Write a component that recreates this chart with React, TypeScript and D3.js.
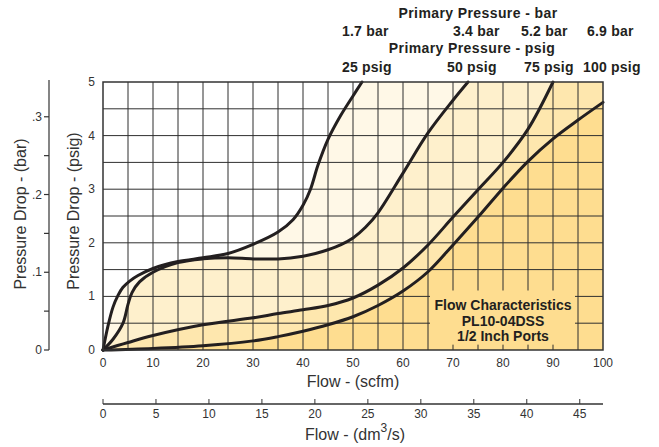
import React, { useRef, useEffect } from "react";
import * as d3 from "d3";

// flow (scfm) vs pressure drop (psig), one curve per primary pressure
const curve25psig: [number, number][] = [
    [0, 0], [1, 0.45], [2, 0.8], [3, 1.02], [4, 1.17], [5.4, 1.29], [7, 1.39], [10, 1.52],
    [15, 1.65], [20, 1.72], [25, 1.8], [30, 1.97], [35, 2.2], [38, 2.43], [40, 2.7],
    [41.5, 3.0], [43, 3.45], [45, 3.93], [47.5, 4.37], [50, 4.74], [51.8, 5],
];
const curve50psig: [number, number][] = [
    [0, 0], [2, 0.2], [4, 0.5], [5, 0.85], [5.8, 1.07], [7.3, 1.27], [10, 1.45], [15, 1.63],
    [20, 1.7], [25, 1.72], [30, 1.7], [35, 1.7], [40, 1.75], [42.5, 1.8], [45, 1.87],
    [47.5, 1.96], [50, 2.09], [52.5, 2.29], [55, 2.56], [60, 3.3], [65, 4.05], [70, 4.66], [73, 5],
];
const curve75psig: [number, number][] = [
    [0, 0], [5, 0.14], [10, 0.27], [20, 0.47], [30, 0.6], [35, 0.68], [40, 0.75], [45, 0.83],
    [50, 0.97], [55, 1.21], [60, 1.53], [65, 1.96], [70, 2.48], [75, 2.99], [80, 3.5],
    [85, 4.12], [90, 5],
];
const curve100psig: [number, number][] = [
    [0, 0], [10, 0.03], [20, 0.08], [30, 0.17], [35, 0.25], [40, 0.35], [45, 0.47], [50, 0.62],
    [55, 0.83], [60, 1.1], [65, 1.46], [70, 1.96], [75, 2.48], [80, 3.02], [85, 3.52],
    [90, 3.94], [95, 4.29], [100, 4.62],
];

const flowTicks = [0, 10, 20, 30, 40, 50, 60, 70, 80, 90, 100];
const dm3Ticks = [0, 5, 10, 15, 20, 25, 30, 35, 40, 45];
const psigTicks = [0, 1, 2, 3, 4, 5];
const barTicks = [0, 0.1, 0.2, 0.3];
const barMinorTicks = [0.05, 0.15, 0.25];

const barLabels = ["1.7 bar", "3.4 bar", "5.2 bar", "6.9 bar"];
const psigLabels = ["25 psig", "50 psig", "75 psig", "100 psig"];
const legendLines = ["Flow Characteristics", "PL10-04DSS", "1/2 Inch Ports"];

const SCFM_PER_DM3S = 2.1189;
const PSI_PER_BAR = 14.5038;

const font = "'Liberation Sans', Arial, Helvetica, sans-serif";
const fills = ["#fff8e7", "#fef0cc", "#fee7ae", "#fedd90"];

const FlowChart: React.FC = () => {
    const svgRef = useRef<SVGSVGElement | null>(null);

    useEffect(() => {
        if (!svgRef.current) return;
        const svg = d3.select(svgRef.current);
        svg.selectAll("*").remove();

        const x = d3.scaleLinear().domain([0, 100]).range([103, 603]);
        const y = d3.scaleLinear().domain([0, 5]).range([350, 82]);
        const yBar = d3.scaleLinear().domain([0, 5 / PSI_PER_BAR]).range([350, 82]);
        const xDm3 = d3.scaleLinear().domain([0, 100 / SCFM_PER_DM3S]).range([103, 603]);

        const line = d3
            .line<[number, number]>()
            .x((d) => x(d[0]))
            .y((d) => y(d[1]))
            .curve(d3.curveCatmullRom.alpha(0.5));

        const curves = [curve25psig, curve50psig, curve75psig, curve100psig];

        // shaded bands under each curve, lightest first
        curves.forEach((pts, i) => {
            const last = pts[pts.length - 1];
            svg.append("path")
                .attr("d", `${line(pts)}L${x(100)},${y(last[1])}L${x(100)},${y(0)}Z`)
                .attr("fill", fills[i]);
        });

        // grid
        const grid = svg.append("g").attr("stroke", "#2f2f2f").attr("stroke-width", 1);
        d3.range(5, 100, 5).forEach((v) => {
            grid.append("line")
                .attr("x1", x(v)).attr("x2", x(v))
                .attr("y1", y(0)).attr("y2", y(5));
        });
        d3.range(0.5, 5, 0.5).forEach((v) => {
            grid.append("line")
                .attr("x1", x(0)).attr("x2", x(100))
                .attr("y1", y(v)).attr("y2", y(v));
        });

        // legend box covering the grid
        svg.append("rect")
            .attr("x", x(65.4)).attr("y", y(1.11))
            .attr("width", x(94.4) - x(65.4))
            .attr("height", y(0.1) - y(1.11))
            .attr("fill", fills[3]);
        svg.append("g")
            .selectAll("text")
            .data(legendLines)
            .enter()
            .append("text")
            .attr("x", 503)
            .attr("y", (d, i) => 310 + i * 15.5)
            .attr("text-anchor", "middle")
            .style("font", `bold 14px ${font}`)
            .attr("fill", "#231f20")
            .text((d) => d);

        // curves
        curves.forEach((pts) => {
            svg.append("path")
                .attr("d", line(pts))
                .attr("fill", "none")
                .attr("stroke", "#231f20")
                .attr("stroke-width", 3)
                .attr("stroke-linecap", "round")
                .attr("stroke-linejoin", "round");
        });

        // plot frame
        svg.append("rect")
            .attr("x", x(0)).attr("y", y(5))
            .attr("width", x(100) - x(0)).attr("height", y(0) - y(5))
            .attr("fill", "none")
            .attr("stroke", "#333")
            .attr("stroke-width", 1.5);

        const tickStyle = `12px ${font}`;

        // scfm labels
        svg.append("g")
            .selectAll("text")
            .data(flowTicks)
            .enter()
            .append("text")
            .attr("x", (d) => x(d))
            .attr("y", 367)
            .attr("text-anchor", "middle")
            .style("font", tickStyle)
            .attr("fill", "#333")
            .text((d) => d);

        svg.append("text")
            .attr("x", 353).attr("y", 387)
            .attr("text-anchor", "middle")
            .style("font", `16px ${font}`)
            .attr("fill", "#333")
            .text("Flow - (scfm)");

        // psig labels
        svg.append("g")
            .selectAll("text")
            .data(psigTicks)
            .enter()
            .append("text")
            .attr("x", 95)
            .attr("y", (d) => y(d) + 4)
            .attr("text-anchor", "end")
            .style("font", tickStyle)
            .attr("fill", "#333")
            .text((d) => d);

        svg.append("text")
            .attr("transform", "translate(79,211) rotate(-90)")
            .attr("text-anchor", "middle")
            .style("font", `16px ${font}`)
            .attr("fill", "#333")
            .text("Pressure Drop - (psig)");

        // bar axis
        const barAxis = svg.append("g").attr("stroke", "#333").attr("stroke-width", 1.2);
        barAxis.append("line")
            .attr("x1", 49).attr("x2", 49)
            .attr("y1", 80).attr("y2", yBar(0));
        [...barTicks, ...barMinorTicks].forEach((v) => {
            barAxis.append("line")
                .attr("x1", 44).attr("x2", 49)
                .attr("y1", yBar(v)).attr("y2", yBar(v));
        });
        svg.append("g")
            .selectAll("text")
            .data(barTicks)
            .enter()
            .append("text")
            .attr("x", 42)
            .attr("y", (d) => yBar(d) + 4)
            .attr("text-anchor", "end")
            .style("font", tickStyle)
            .attr("fill", "#333")
            .text((d) => (d === 0 ? "0" : d3.format(".1f")(d).replace(/^0/, "")));

        svg.append("text")
            .attr("transform", "translate(26,214) rotate(-90)")
            .attr("text-anchor", "middle")
            .style("font", `16px ${font}`)
            .attr("fill", "#333")
            .text("Pressure Drop - (bar)");

        // dm3/s axis
        const dmAxis = svg.append("g").attr("stroke", "#333").attr("stroke-width", 1.5);
        dmAxis.append("line")
            .attr("x1", xDm3(0)).attr("x2", xDm3(100 / SCFM_PER_DM3S))
            .attr("y1", 404).attr("y2", 404);
        dm3Ticks.forEach((v) => {
            dmAxis.append("line")
                .attr("x1", xDm3(v)).attr("x2", xDm3(v))
                .attr("y1", 399).attr("y2", 404)
                .attr("stroke-width", 1);
        });
        svg.append("g")
            .selectAll("text")
            .data(dm3Ticks)
            .enter()
            .append("text")
            .attr("x", (d) => xDm3(d))
            .attr("y", 418)
            .attr("text-anchor", "middle")
            .style("font", tickStyle)
            .attr("fill", "#333")
            .text((d) => d);

        const dmTitle = svg.append("text")
            .attr("x", 355).attr("y", 440)
            .attr("text-anchor", "middle")
            .style("font", `16px ${font}`)
            .attr("fill", "#333");
        dmTitle.append("tspan").text("Flow - (dm");
        dmTitle.append("tspan").attr("dy", -8).style("font-size", "12px").text("3");
        dmTitle.append("tspan").attr("dy", 8).text("/s)");

        // primary pressure header
        const header = `bold 14px ${font}`;
        svg.append("text")
            .attr("x", 478).attr("y", 18)
            .attr("text-anchor", "middle")
            .style("font", header)
            .style("letter-spacing", "0.4px")
            .attr("fill", "#231f20")
            .text("Primary Pressure - bar");
        svg.append("text")
            .attr("x", 472).attr("y", 53)
            .attr("text-anchor", "middle")
            .style("font", header)
            .style("letter-spacing", "0.4px")
            .attr("fill", "#231f20")
            .text("Primary Pressure - psig");

        const barLabelX = [342, 453, 521, 587];
        const psigLabelX = [342, 447, 524, 583];
        svg.append("g")
            .selectAll("text")
            .data(barLabels)
            .enter()
            .append("text")
            .attr("x", (d, i) => barLabelX[i])
            .attr("y", 36)
            .style("font", header)
            .style("letter-spacing", "0.2px")
            .attr("fill", "#231f20")
            .text((d) => d);
        svg.append("g")
            .selectAll("text")
            .data(psigLabels)
            .enter()
            .append("text")
            .attr("x", (d, i) => psigLabelX[i])
            .attr("y", 72)
            .style("font", header)
            .style("letter-spacing", "0.2px")
            .attr("fill", "#231f20")
            .text((d) => d);
    }, []);

    return (
        <div>
            <style>{`body { margin: 0; }`}</style>
            <svg ref={svgRef} width={659} height={447} style={{ display: "block", background: "#fff" }} />
        </div>
    );
};

export default function App() {
    return <FlowChart />;
}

·····

Written problem
Only the lines from the top of the data through the line with "import * as" should be quoted, exactly and with both ends kept; skip the pictures.

Response below
Write a component that recreates this chart with React, TypeScript and D3.js.
import React, { useRef, useEffect } from "react";
import * as d3 from "d3";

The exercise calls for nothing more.